I rather like that the Steps are both an intellectual discipline and an emotional yielding. As we are told in the literature, "the spiritual life is not a theory," wafting down from the ether. As a fiery speaker exhorted in the same Step 3 meeting, we can't just read about the Steps, or think about them - we must work the program in order to experience results. It is not just about staying sober, people. We could do that by sitting on our hands. Truly working this spiritual program means that sometimes I am uncomfortable with the awarenesses that tap my shoulder; it means that sometimes I am bored and sometimes energized. Working the program means that while I remember vividly what it was like, that is not where I live today.

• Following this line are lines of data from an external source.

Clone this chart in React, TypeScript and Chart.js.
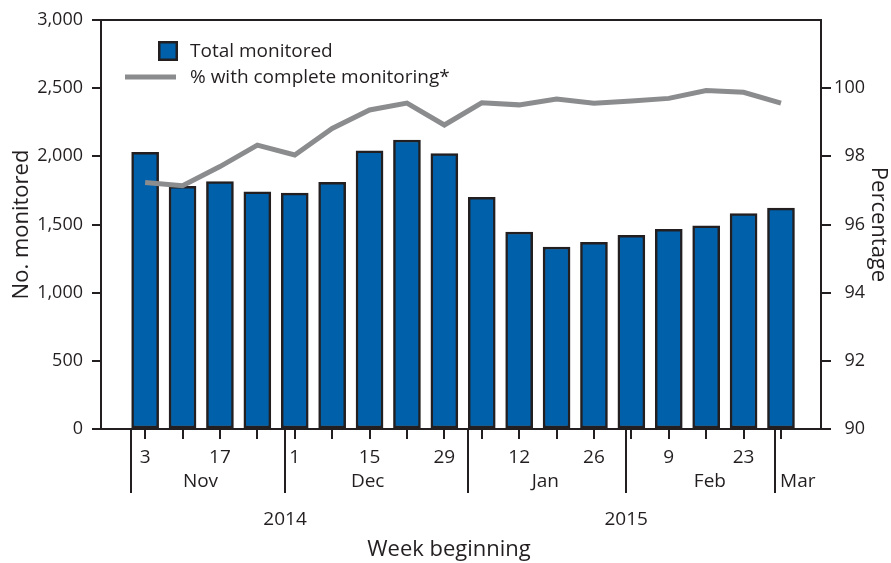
import React, { useEffect, useRef } from "react";
import { Chart, registerables } from "chart.js";

Chart.register(...registerables);

// ---- Data ----
const weekIndex = [0, 1, 2, 3, 4, 5, 6, 7, 8, 9, 10, 11, 12, 13, 14, 15, 16, 17];
const totalMonitored = [2030, 1780, 1815, 1740, 1730, 1810, 2040, 2120, 2020, 1700, 1445, 1335, 1370, 1420, 1465, 1490, 1580, 1620];
const pctComplete = [97.23, 97.14, 97.7, 98.33, 98.04, 98.82, 99.36, 99.56, 98.92, 99.57, 99.51, 99.68, 99.56, 99.62, 99.7, 99.93, 99.88, 99.56];
const dayLabels = ["3", "", "17", "", "1", "", "15", "", "29", "", "12", "", "26", "", "9", "", "23", ""];
const monthNames = ["Nov", "Dec", "Jan", "Feb", "Mar"];
const monthStarts = [-0.37, 3.74, 8.64, 12.86, 16.84];
const monthLabelPos = [1.48, 5.95, 10.7, 15.1, 17.45];
const yearLabels = ["2014", "2015"];
const yearLabelPos = [3.74, 12.86];
const leftTicks = [0, 500, 1000, 1500, 2000, 2500, 3000];
const rightTicks = [90, 92, 94, 96, 98, 100];

const INK = "#231F20";
const BLUE = "#0060A9";
const GRAY = "#8B8C8E";
const FONT = "'Open Sans', 'Noto Sans', sans-serif";

const customPlugin = {
  id: "customDecor",
  afterDraw(chart: any) {
    const ctx = chart.ctx as CanvasRenderingContext2D;
    const xs = chart.scales.x;
    const ca = chart.chartArea;
    const line = (x1: number, y1: number, x2: number, y2: number) => {
      ctx.beginPath();
      ctx.moveTo(x1, y1);
      ctx.lineTo(x2, y2);
      ctx.stroke();
    };
    ctx.save();
    ctx.strokeStyle = INK;
    ctx.lineWidth = 2;
    ctx.lineCap = "butt";
    line(ca.left, ca.top, ca.right, ca.top);
    line(ca.left - 1, ca.bottom, ca.right + 1, ca.bottom);
    weekIndex.forEach((i) => {
      const x = Math.round(xs.getPixelForValue(i));
      line(x, ca.bottom, x, ca.bottom + 10);
    });
    monthStarts.forEach((v) => {
      const x = Math.round(xs.getPixelForValue(v));
      line(x, ca.bottom, x, ca.bottom + 64);
    });

    ctx.fillStyle = INK;
    ctx.textAlign = "center";
    ctx.textBaseline = "alphabetic";
    ctx.font = `19px ${FONT}`;
    weekIndex.forEach((i) => {
      if (dayLabels[i]) ctx.fillText(dayLabels[i], xs.getPixelForValue(i), ca.bottom + 34);
    });
    monthNames.forEach((m, k) => {
      ctx.fillText(m, xs.getPixelForValue(monthLabelPos[k]), ca.bottom + 58);
    });
    yearLabels.forEach((y, k) => {
      ctx.fillText(y, xs.getPixelForValue(yearLabelPos[k]), ca.bottom + 96);
    });
    ctx.font = `22px ${FONT}`;
    ctx.fillText("Week beginning", (ca.left + ca.right) / 2 - 12, ca.bottom + 127);

    // axis titles
    const midY = (ca.top + ca.bottom) / 2;
    ctx.save();
    ctx.translate(28, midY);
    ctx.rotate(-Math.PI / 2);
    ctx.fillText("No. monitored", 0, 0);
    ctx.restore();
    ctx.save();
    ctx.translate(872, midY);
    ctx.rotate(Math.PI / 2);
    ctx.fillText("Percentage", 0, 0);
    ctx.restore();

    // legend
    ctx.fillStyle = BLUE;
    ctx.fillRect(158, 41, 20, 20);
    ctx.lineWidth = 2.5;
    ctx.strokeStyle = INK;
    ctx.strokeRect(159.25, 42.25, 17.5, 17.5);
    ctx.strokeStyle = GRAY;
    ctx.lineWidth = 5;
    line(125, 77, 176, 77);
    ctx.fillStyle = INK;
    ctx.textAlign = "left";
    ctx.font = `19px ${FONT}`;
    ctx.fillText("Total monitored", 190, 57);
    ctx.fillText("% with complete monitoring*", 190, 83);
    ctx.restore();
  },
};

export default function App() {
  const ref = useRef<HTMLCanvasElement | null>(null);
  useEffect(() => {
    if (!ref.current) return;
    const chart = new Chart(ref.current, {
      type: "bar",
      data: {
        datasets: [
          {
            type: "line",
            label: "% with complete monitoring*",
            data: weekIndex.map((i) => ({ x: i, y: pctComplete[i] })),
            yAxisID: "y2",
            borderColor: GRAY,
            borderWidth: 5,
            pointRadius: 0,
            tension: 0,
            order: 0,
          } as any,
          {
            type: "bar",
            label: "Total monitored",
            data: weekIndex.map((i) => ({ x: i, y: totalMonitored[i] })),
            yAxisID: "y",
            backgroundColor: BLUE,
            borderColor: INK,
            borderWidth: 2.5,
            borderSkipped: false,
            barThickness: 27,
            order: 1,
          } as any,
        ],
      },
      options: {
        animation: false,
        responsive: false,
        devicePixelRatio: 1,
        layout: { padding: { top: 20, bottom: 134, left: 0, right: 26 } },
        plugins: { legend: { display: false }, tooltip: { enabled: false } },
        scales: {
          x: {
            type: "linear",
            min: -1.18,
            max: 18.07,
            offset: false,
            display: false,
          },
          y: {
            position: "left",
            min: 0,
            max: 3000,
            afterBuildTicks: (s: any) => {
              s.ticks = leftTicks.map((v) => ({ value: v }));
            },
            afterFit: (s: any) => {
              s.width = 101;
            },
            ticks: {
              color: INK,
              font: { size: 18, family: FONT },
              padding: 9,
              callback: (v: any) => Number(v).toLocaleString("en-US"),
            },
            grid: { drawOnChartArea: false, drawTicks: true, tickLength: 9, color: INK, lineWidth: 2 },
            border: { display: true, color: INK, width: 2 },
          },
          y2: {
            position: "right",
            min: 90,
            max: 102,
            afterBuildTicks: (s: any) => {
              s.ticks = rightTicks.map((v) => ({ value: v }));
            },
            afterFit: (s: any) => {
              s.width = 44;
            },
            ticks: {
              color: INK,
              font: { size: 18, family: FONT },
              padding: 3,
              crossAlign: "far",
              callback: (v: any) => String(v),
            },
            grid: { drawOnChartArea: false, drawTicks: true, tickLength: 10, color: INK, lineWidth: 2 },
            border: { display: true, color: INK, width: 2 },
          },
        },
      } as any,
      plugins: [customPlugin],
    });
    return () => chart.destroy();
  }, []);
  return (
    <div style={{ position: "absolute", left: 0, top: 0, width: 891, height: 563, background: "#fff" }}>
      <canvas ref={ref} width={891} height={563} style={{ display: "block" }} />
    </div>
  );
}
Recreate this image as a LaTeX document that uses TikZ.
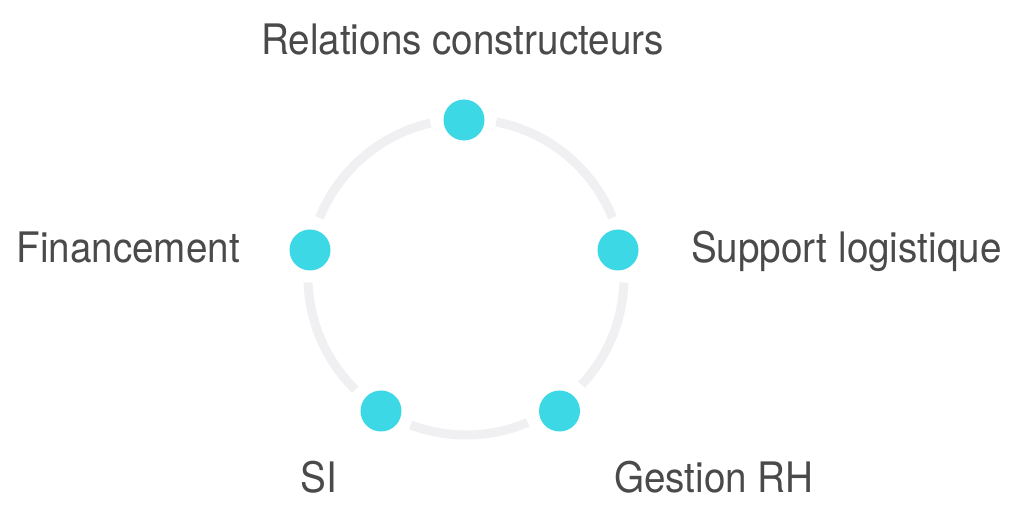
\documentclass[tikz,border=0pt]{standalone}
\usepackage{fontspec}
\setmainfont[FakeStretch=0.92]{TeX Gyre Heros}
\usepackage{tikz}
\usetikzlibrary{positioning}
\definecolor{ringgray}{RGB}{240,240,243}
\definecolor{dotcyan}{RGB}{61,216,230}
\definecolor{labelgray}{RGB}{74,74,74}

\begin{document}
\begin{tikzpicture}[x=1pt, y=1pt,
    dot/.style={circle, fill=dotcyan, minimum size=41pt, inner sep=0pt},
    ring/.style={line width=9pt, draw=ringgray},
    lbl/.style={text=labelgray, inner sep=0pt, font=\fontsize{42}{50}\selectfont}]
  \useasboundingbox[fill=white] (0,0) rectangle (1024,505);
  \coordinate (ctr) at (466,228);
  % Ring pieces between the dots
  \foreach \a/\b in {10/91, 91/170, 170/237.5, 237.5/305, 305/370}
    \draw[ring] ([shift={(\a+12:158)}]ctr) arc[start angle=\a+12, end angle=\b-12, radius=158];
  % Dots
  \node[dot] (top)   at (464,385) {};
  \node[dot] (left)  at (310,255) {};
  \node[dot] (right) at (618,255) {};
  \node[dot] (botl)  at (381,94) {};
  \node[dot] (botr)  at (559.5,94) {};
  % Labels
  \node[lbl, anchor=base] (relations) at (462.5,450) {Relations constructeurs};
  \node[lbl, anchor=base east] (financement) at (240,242) {Financement};
  \node[lbl, anchor=base west] (support) at (691,242) {Support logistique};
  \node[lbl, anchor=base] (si) at (318.5,12) {SI};
  \node[lbl, anchor=base west] (gestion) at (614,12) {Gestion RH};
\end{tikzpicture}
\end{document}
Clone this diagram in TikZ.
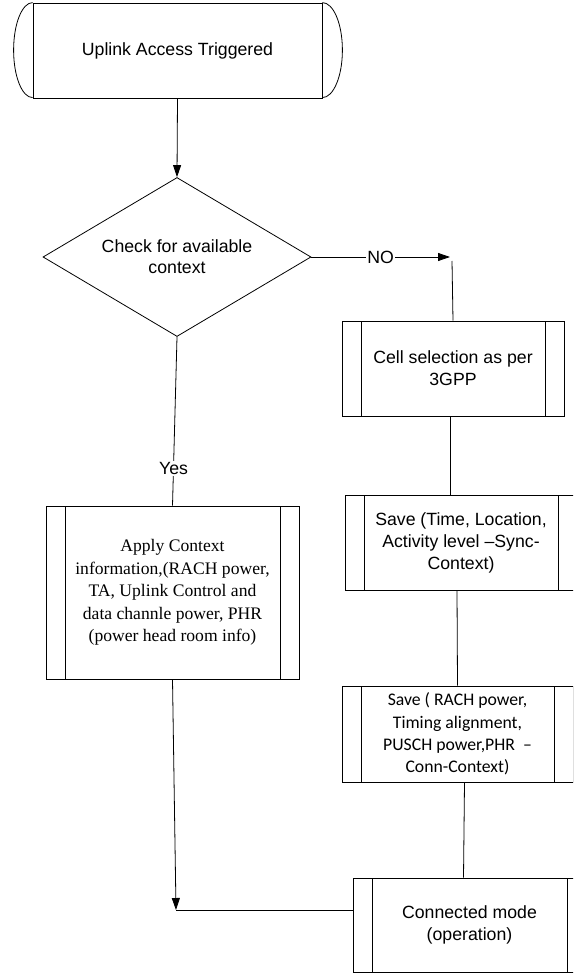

I don't wrestle the same fears I came in with. But Step 3 is no less meaningful with my "luxury problems" as when I desperately cried out, "Please keep me clean & sober today!" How has your experience of Step 3 changed over the years?  How do you utilize spiritual discipline to prepare you for the spiritual experience?

2 comments:

  1. Thanks, Jeanine. I also practice saying my version of the 3rd step prayer every day before my feet hit the floor. And I combine it with first, The Serenity Prayer, followed by the Third Step Prayer, followed by the Seventh Step Prayer....all critical to my day. To be "relieved of the bondage of self" is to be aware it is bondage and I so love that reminder...and I agree with you that our wonderful program requires constant maintenance and practice in order for us to keep growing which is the whole point of a spiritual life and one I appreciate more than ever... I remember what it was like when I found spirit only in the bottle, and I know my willingness to work the steps and practice the principles in all my affairs has led me through many sober spiritual experiences I've felt down to the soles of my feet. I had some resistance to prayer when I got here, thinking it too "religious", but my first sponsor told me prayer can be as simple as at night say, "Thank you for my sober day" and in the morning, saying "please help me stay sober today"....by these small prayers I began and now I take comfort in all the prayers that remind me to seek help for my sober living intentions. And I've felt the results. I'm writing this on my 31st anniversary of sobriety.